Let me propose Mira Shimabukuro’s new book, “Relocating Authority,” as an example.
Shimabukuro is a lecturer at the University of Washington/Bothell campus, and the daughter of longtime civil rights activists.
Her book revisits documents, letters and journals that were written by individuals who had been subjected to mass imprisonment shortly after imperial Japan’s bombing of Pearl Harbor in December 1941. To most of us now, the federal government’s forced “internment” of tens of thousands of people of Japanese ancestry – virtually all of the Japanese Americans living along the West Coast in 1942, and more than half of them American citizens by birth – seems like an extraordinarily unjust measure. Yet that community, under extreme duress at the time, complied.
Shimabukuro discusses the cultural concepts of “shikataganai” and “gaman” – (roughly translated as “it can’t be helped” and “accept it”) which were invoked with some regularity, and which seemed to sustain the community through its imprisonment. But she also discovers that the private writings she examines from that time contain much more passionate dissidence – “complaints, angst, swearings, bitterness, protests, and resistance” – than she had been led to expect.

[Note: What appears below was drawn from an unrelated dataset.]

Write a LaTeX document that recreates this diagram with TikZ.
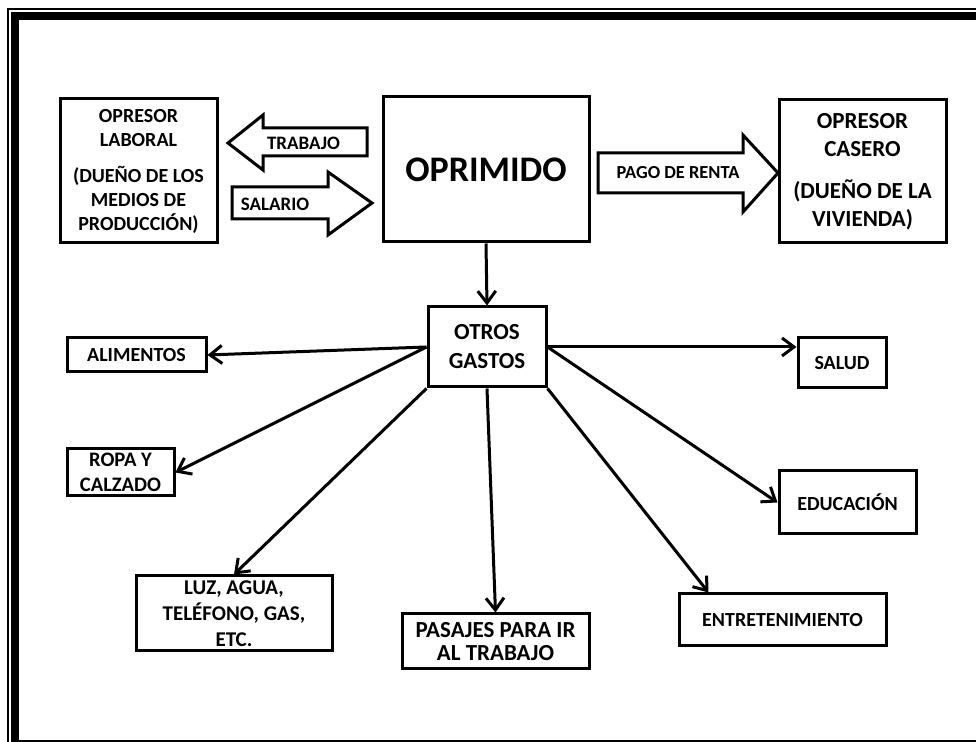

When the stereotype of Japanese American inmates as passive, as a “model minority” that didn’t complain, is turned on its head, gaman begins to take on an alternate meaning, connoting endurance rather than passive acceptance. And as it turns out, the willingness of so many to record their complaints in private, even if they did not always voice them in public, ultimately led to some redress, long after the fact.
So why revisit this embarrassing moment in American history? The best answer is: to learn from it. Ignorance is easy – and it is wrong. There is so much wisdom we can derive from the past.
“Relocating Authority” is an academic work, and the first few chapters, which lay out Shimabukuro’s theoretical basis and methodology, may be challenging for the general reader. I tried skipping ahead, but realized I had to turn back and absorb what I could from the earlier pages in order to understand the revelations that surface later in the book. Note to fellow readers: Patience pays off.